## WHAT YOU WILL DO
Drop every picture. Then return, exactly, the lines from the beginning of the listing below through the one containing "allthree, minimum height=48pt]".
>>>>
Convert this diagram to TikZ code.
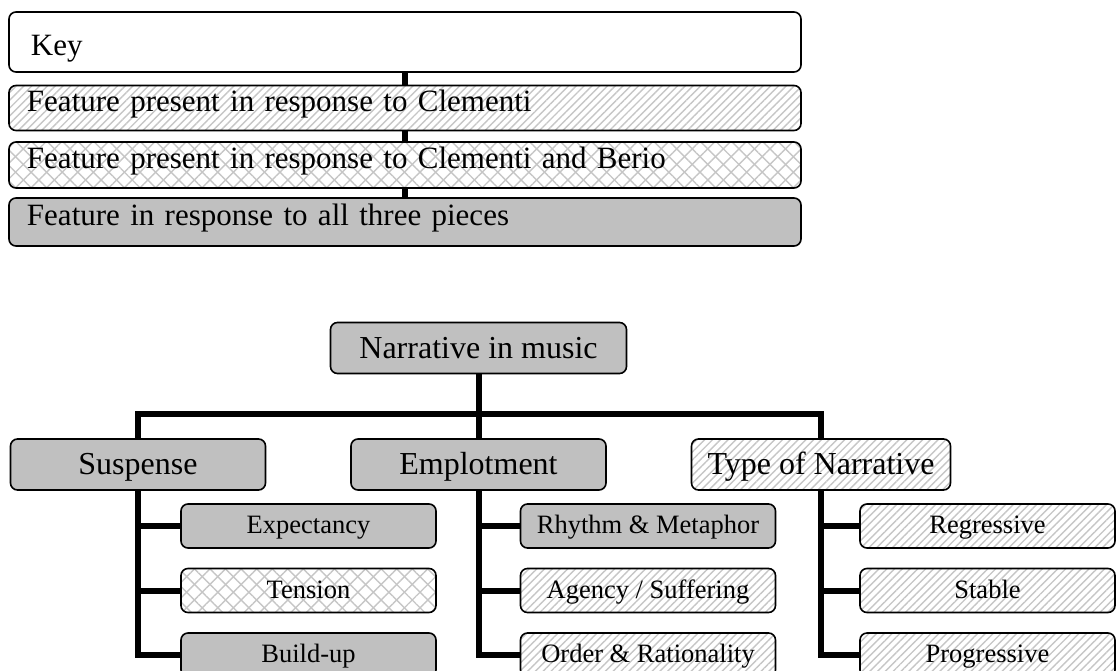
\documentclass[tikz,border=0pt]{standalone}
\usepackage{fontspec}
\setmainfont{Liberation Serif}
\usetikzlibrary{patterns.meta}
\definecolor{allgray}{HTML}{C0C0C0}
\definecolor{hatchgray}{HTML}{C6C6C6}
\tikzset{
  boxbase/.style={
    draw, rounded corners=7pt, line width=1.6pt, inner ysep=0pt
  },
  keybox/.style={
    boxbase, minimum height=45pt, text width=756pt, inner xsep=18pt, align=left,
    text height=12pt, text depth=6pt, font=\fontsize{31}{36}\selectfont
  },
  topbox/.style={
    boxbase, minimum width=255pt, minimum height=51pt, inner xsep=16pt,
    text height=21pt, text depth=2pt, font=\fontsize{32}{36}\selectfont
  },
  subbox/.style={
    boxbase, minimum width=255pt, minimum height=44pt, inner xsep=12pt,
    text height=17pt, text depth=2pt, font=\fontsize{26.5}{30}\selectfont
  },
  % fill for each group of answers
  allthree/.style={fill=allgray},
  clementi/.style={
    pattern={Lines[angle=45, distance=5.5pt, line width=1.4pt]}, pattern color=hatchgray
  },
  berio/.style={
    preaction={pattern={Lines[angle=45, distance=11pt, line width=1.4pt]}, pattern color=hatchgray},
    pattern={Lines[angle=-45, distance=11pt, line width=1.4pt]}, pattern color=hatchgray
  },
  conn/.style={line width=6pt}
}

\begin{document}
\begin{tikzpicture}[x=1pt, y=-1pt]
  \clip (0,0) rectangle (1116,670);

  % key
  \node[keybox, minimum height=60pt, text height=28pt, text depth=2pt] (key) at (405,42) {\hspace*{4pt}Key};
  \node[keybox, clementi] (f1) at (405,108) {Feature present in response to Clementi};
  \node[keybox, berio, minimum height=46pt] (f2) at (405,165) {Feature present in response to Clementi and Berio};
  \node[keybox, allthree, minimum height=48pt] (f3) at (405,222) {Feature in response to all three pieces};

  \draw[conn] (key.south) -- (f1.north);
  \draw[conn] (f1.south) -- (f2.north);
  \draw[conn] (f2.south) -- (f3.north);

  % tree
  \node[topbox, allthree, minimum width=296pt, text height=22pt] (root) at (478.5,348) {Narrative in music};
  \node[topbox, allthree] (susp) at (138,464.5) {Suspense};
  \node[topbox, allthree] (emp) at (478.5,464.5) {Emplotment};
  \node[topbox, clementi] (type) at (821,464.5) {Type of Narrative};

  \node[subbox, allthree] (expect) at (308.5,526) {Expectancy};
  \node[subbox, berio] (tension) at (308.5,590.5) {Tension};
  \node[subbox, allthree] (buildup) at (308.5,655) {Build-up};

  \node[subbox, allthree] (rhythm) at (648,526) {Rhythm \& Metaphor};
  \node[subbox, clementi] (agency) at (648,590.5) {Agency / Suffering};
  \node[subbox, clementi] (order) at (648,655) {Order \& Rationality};

  \node[subbox, clementi] (regress) at (987.5,526) {Regressive};
  \node[subbox, clementi] (stable) at (987.5,590.5) {Stable};
  \node[subbox, clementi] (progress) at (987.5,655) {Progressive};

  \draw[conn] (root.south) -- (emp.north);
  \draw[conn] (susp.north) -- ++(0,-24) -| (type.north);

  \draw[conn] (susp.south) |- (buildup.west);
  \draw[conn] (susp.south |- expect.west) -- (expect.west);
  \draw[conn] (susp.south |- tension.west) -- (tension.west);

  \draw[conn] (emp.south) |- (order.west);
  \draw[conn] (emp.south |- rhythm.west) -- (rhythm.west);
  \draw[conn] (emp.south |- agency.west) -- (agency.west);

  \draw[conn] (type.south) |- (progress.west);
  \draw[conn] (type.south |- regress.west) -- (regress.west);
  \draw[conn] (type.south |- stable.west) -- (stable.west);
\end{tikzpicture}
\end{document}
<<<<
## WRITTEN REPLY
Convert this diagram to TikZ code.
\documentclass[tikz,border=0pt]{standalone}
\usepackage{fontspec}
\setmainfont{Liberation Serif}
\usetikzlibrary{patterns.meta}
\definecolor{allgray}{HTML}{C0C0C0}
\definecolor{hatchgray}{HTML}{C6C6C6}
\tikzset{
  boxbase/.style={
    draw, rounded corners=7pt, line width=1.6pt, inner ysep=0pt
  },
  keybox/.style={
    boxbase, minimum height=45pt, text width=756pt, inner xsep=18pt, align=left,
    text height=12pt, text depth=6pt, font=\fontsize{31}{36}\selectfont
  },
  topbox/.style={
    boxbase, minimum width=255pt, minimum height=51pt, inner xsep=16pt,
    text height=21pt, text depth=2pt, font=\fontsize{32}{36}\selectfont
  },
  subbox/.style={
    boxbase, minimum width=255pt, minimum height=44pt, inner xsep=12pt,
    text height=17pt, text depth=2pt, font=\fontsize{26.5}{30}\selectfont
  },
  % fill for each group of answers
  allthree/.style={fill=allgray},
  clementi/.style={
    pattern={Lines[angle=45, distance=5.5pt, line width=1.4pt]}, pattern color=hatchgray
  },
  berio/.style={
    preaction={pattern={Lines[angle=45, distance=11pt, line width=1.4pt]}, pattern color=hatchgray},
    pattern={Lines[angle=-45, distance=11pt, line width=1.4pt]}, pattern color=hatchgray
  },
  conn/.style={line width=6pt}
}

\begin{document}
\begin{tikzpicture}[x=1pt, y=-1pt]
  \clip (0,0) rectangle (1116,670);

  % key
  \node[keybox, minimum height=60pt, text height=28pt, text depth=2pt] (key) at (405,42) {\hspace*{4pt}Key};
  \node[keybox, clementi] (f1) at (405,108) {Feature present in response to Clementi};
  \node[keybox, berio, minimum height=46pt] (f2) at (405,165) {Feature present in response to Clementi and Berio};
  \node[keybox, allthree, minimum height=48pt] (f3) at (405,222) {Feature in response to all three pieces};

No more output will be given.